Three men and one woman, who was holding my head down so I couldn’t throw it from side to side or bang in on the (slightly padded, children’s play area style) floor. I don’t know how long they held my like that, but it was until I had cried and struggled so much I flopped, exhausted, and just sort of…withdrew, still crying, still in pain, but unable to do anything about it because my muscles just weren’t responding anymore. It was at least twenty minutes.
At this point, they got off me, and one of the men pulled me up. I felt like a zombie. They walked me over to a table with a chair on either side, and I sat down in one of them. They gave me a cup of water (children’s sippy cup) and honestly i was so frazzled i didn’t even care and drank from the goddamn sippy cup. The woman who was leading the session sat down opposite me and started talking, really patronisingly, about how they don’t tolerate temper tantrums. I couldn’t really hear, it was like I was at the bottom of a swimming pool. I think i nodded along.
They then brought out some index cards with images on them and made me say what they were, which was fine, my language is fine. I could barely hear myself speak, swimming pool syndrome and all, but i know i was responding. Once they realised i’d got that down, they brought over storyboards of images and made me narrate them. Also fine. They gave me 15 minutes with my phone after that.

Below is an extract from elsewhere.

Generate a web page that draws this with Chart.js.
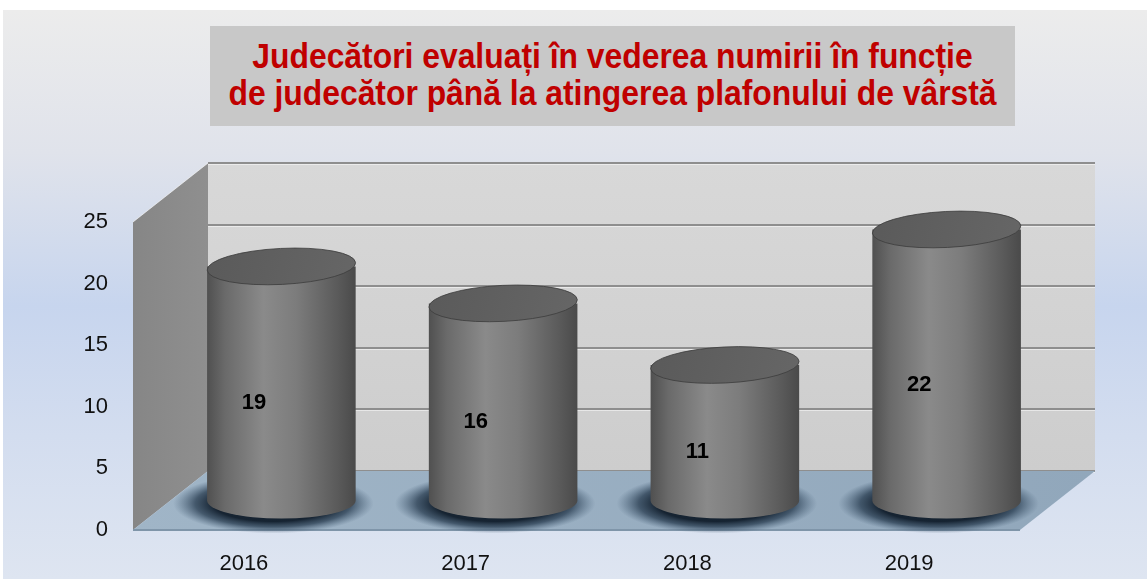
<!DOCTYPE html>
<html>
<head>
<meta charset="utf-8">
<title>Judecători evaluați</title>
<script src="https://cdn.jsdelivr.net/npm/chart.js@4.4.0/dist/chart.umd.min.js"></script>
<style>
    html, body { margin: 0; padding: 0; background: #fff; width: 1147px; height: 579px; overflow: hidden; }
    #bg {
        position: absolute; left: 3px; top: 10px; width: 1144px; height: 569px;
        background: linear-gradient(to bottom, #ececec 0%, #e0e3eb 25%, #c7d5ee 52%, #d3ddef 75%, #dee5f1 100%);
    }
    #holder { position: absolute; left: 0; top: 0; width: 1147px; height: 579px; }
    #title {
        position: absolute; left: 210px; top: 26px; width: 805px; height: 100px;
        background: #c8c8c8; overflow: hidden;
    }
    #title div {
        position: absolute; left: -40px; top: 11px; width: 885px;
        color: #c00000; text-align: center;
        font-family: 'Liberation Sans', sans-serif;
        font-weight: bold; font-size: 35px; line-height: 37px;
        transform: scaleX(0.91); transform-origin: 50% 0;
    }
</style>
</head>
<body>
<div id="bg"></div>
<div id="holder"><canvas id="JudgesChart" width="1147" height="579"></canvas></div>
<div id="title"><div>Judecători evaluați în vederea numirii în funcție<br>de judecător până la atingerea plafonului de vârstă</div></div>
<script>
const years = ['2016', '2017', '2018', '2019'];
const judges = [19, 16, 11, 22];
const yTicks = [0, 5, 10, 15, 20, 25];

// depth of the fake 3D box
const DX = 75;
const DY = -59;

const scene3d = {
    id: 'scene3d',
    beforeDatasetsDraw(chart) {
        const { ctx, chartArea: a, scales: { y } } = chart;
        const top = y.getPixelForValue(yTicks[yTicks.length - 1]);
        const bottom = y.getPixelForValue(0);
        ctx.save();

        // back wall
        let g = ctx.createLinearGradient(0, top + DY, 0, bottom + DY);
        g.addColorStop(0, '#d8d8d8');
        g.addColorStop(1, '#cdcdcd');
        ctx.fillStyle = g;
        ctx.fillRect(a.left + DX, top + DY, a.right - a.left, bottom - top);

        // gridlines on the back wall
        yTicks.forEach(v => {
            const py = Math.round(y.getPixelForValue(v) + DY);
            ctx.fillStyle = '#8e8e8e';
            ctx.fillRect(a.left + DX, py - 1, a.right - a.left, 2);
            ctx.fillStyle = 'rgba(255,255,255,0.5)';
            ctx.fillRect(a.left + DX, py + 1, a.right - a.left, 1);
        });

        // left wall
        g = ctx.createLinearGradient(a.left, 0, a.left + DX, 0);
        g.addColorStop(0, '#868686');
        g.addColorStop(1, '#8f8f8f');
        ctx.fillStyle = g;
        ctx.beginPath();
        ctx.moveTo(a.left, top);
        ctx.lineTo(a.left + DX, top + DY);
        ctx.lineTo(a.left + DX, bottom + DY);
        ctx.lineTo(a.left, bottom);
        ctx.closePath();
        ctx.fill();
        ctx.strokeStyle = 'rgba(255,255,255,0.6)';
        ctx.lineWidth = 1;
        ctx.beginPath();
        ctx.moveTo(a.left, top);
        ctx.lineTo(a.left + DX, top + DY);
        ctx.stroke();

        // floor
        g = ctx.createLinearGradient(a.left, 0, a.right + DX, 0);
        g.addColorStop(0, '#a0b5c7');
        g.addColorStop(1, '#91a7bb');
        ctx.fillStyle = g;
        ctx.beginPath();
        ctx.moveTo(a.left, bottom);
        ctx.lineTo(a.right, bottom);
        ctx.lineTo(a.right + DX, bottom + DY);
        ctx.lineTo(a.left + DX, bottom + DY);
        ctx.closePath();
        ctx.fill();
        ctx.strokeStyle = '#7f95a9';
        ctx.lineWidth = 2;
        ctx.beginPath();
        ctx.moveTo(a.left, bottom);
        ctx.lineTo(a.right, bottom);
        ctx.stroke();

        ctx.restore();
    },
    afterDatasetsDraw(chart) {
        const { ctx } = chart;
        const bars = chart.getDatasetMeta(0).data;
        const ry = 18;
        ctx.save();

        // soft shadows on the floor
        bars.forEach(el => {
            const cx = el.x + DX / 2 - 8;
            const by = el.base + DY / 2 + 3;
            const rx = el.width / 2 + 26;
            ctx.save();
            ctx.translate(cx, by);
            ctx.scale(1, (ry + 12) / rx);
            const g = ctx.createRadialGradient(0, 0, rx * 0.6, 0, 0, rx);
            g.addColorStop(0, 'rgba(15,28,42,0.95)');
            g.addColorStop(0.45, 'rgba(30,50,70,0.7)');
            g.addColorStop(1, 'rgba(60,85,110,0)');
            ctx.fillStyle = g;
            ctx.beginPath();
            ctx.arc(0, 0, rx, 0, Math.PI * 2);
            ctx.fill();
            ctx.restore();
        });

        // cylinders
        bars.forEach(el => {
            const cx = el.x + DX / 2;
            const rx = el.width / 2;
            const ty = el.y + DY / 2;
            const by = el.base + DY / 2;

            let g = ctx.createLinearGradient(cx - rx, 0, cx + rx, 0);
            g.addColorStop(0, '#505050');
            g.addColorStop(0.12, '#6a6a6a');
            g.addColorStop(0.38, '#8a8a8a');
            g.addColorStop(0.6, '#7c7c7c');
            g.addColorStop(0.88, '#5a5a5a');
            g.addColorStop(1, '#4a4a4a');
            ctx.fillStyle = g;
            ctx.beginPath();
            ctx.moveTo(cx - rx, ty);
            ctx.lineTo(cx - rx, by);
            ctx.ellipse(cx, by, rx, ry, 0, Math.PI, 0, true);
            ctx.lineTo(cx + rx, ty);
            ctx.closePath();
            ctx.fill();

            g = ctx.createLinearGradient(cx - rx, ty - ry, cx + rx, ty + ry);
            g.addColorStop(0, '#5a5a5a');
            g.addColorStop(1, '#666666');
            ctx.fillStyle = g;
            ctx.beginPath();
            ctx.ellipse(cx, ty, rx, ry, -0.05, 0, Math.PI * 2);
            ctx.fill();
            ctx.strokeStyle = 'rgba(60,60,60,0.8)';
            ctx.lineWidth = 1;
            ctx.stroke();
        });

        // value labels
        ctx.fillStyle = '#000';
        ctx.font = 'bold 22px "Liberation Sans", sans-serif';
        ctx.textAlign = 'center';
        ctx.textBaseline = 'middle';
        bars.forEach((el, i) => {
            ctx.fillText(judges[i], el.x + 10, (el.y + el.base) / 2 - 10);
        });

        ctx.restore();
    }
};

const canvas = document.getElementById('JudgesChart').getContext('2d');

new Chart(canvas, {
    type: 'bar',
    data: {
        labels: years,
        datasets: [
            {
                label: 'Judecători',
                data: judges,
                backgroundColor: 'rgba(0,0,0,0)',
                borderWidth: 0,
                categoryPercentage: 1,
                barPercentage: 0.67
            }
        ]
    },
    plugins: [scene3d],
    options: {
        responsive: false,
        animation: false,
        layout: {
            padding: { top: 222, right: 127, left: 0, bottom: 0 }
        },
        plugins: {
            legend: { display: false },
            tooltip: { enabled: false },
            title: { display: false }
        },
        scales: {
            y: {
                min: 0,
                max: 25,
                afterFit: s => { s.width = 133; },
                grid: { display: false },
                border: { display: false },
                ticks: {
                    stepSize: 5,
                    padding: 17,
                    color: '#111',
                    font: { family: 'Liberation Sans', size: 22 }
                }
            },
            x: {
                afterFit: s => { s.height = 49; },
                grid: { display: false },
                border: { display: false },
                ticks: {
                    padding: 13,
                    color: '#111',
                    font: { family: 'Liberation Sans', size: 22 }
                }
            }
        }
    }
});
</script>
</body>
</html>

Then they started training me to hold eye contact on the command “eyes”. They tried to do this with food as a reward, which didnt work, because i’d rather not have some chocolate than hold eye contact for more than an instant. So the woman took hold of my chin and forced me to look her in the eye.
I started uncontrollably drumming my hands on my knees at this, so they said “quiet hands!” and held my hands, palms flat, against the desk for a long count of three. I left them there as long as i could. They tried various reward systems to get me to meet their eyes, none worked. I kept stimming with my hands, and after the third “quiet hands!” and hold ritual, they strapped them to the arms of the chair i was sitting in. It had straps for this purpose attached.
They achieved the eye contact by saying that if i could hold it for 3 minutes they’d give me 9 minutes with the auden they’d taken from me, 4 minutes of eyes = 12 minutes of poetry, and so on. I held eye contact until i cried, hanging my head, squeezing my eyes shut, hands strapped to the chair. They left me like this until I stopped crying, gave me the book (i’d managed to wheedle myself 15 minutes). Then we did it again. And again. And again.
After that, they did physical contact training. Handshakes first, i could handle 3 before i started stimming with the other hand at the time. They said “quiet hands!” and held my hands to my sides for a count of three each time. Once I’d managed three hand shake and eye contact in a row, they moved onto hugs. Which were horrific. Cue meltdown. Cue restraining.
They kept pushing the hugs until the end of the 4 hour session (inc interest assessment), and then i left.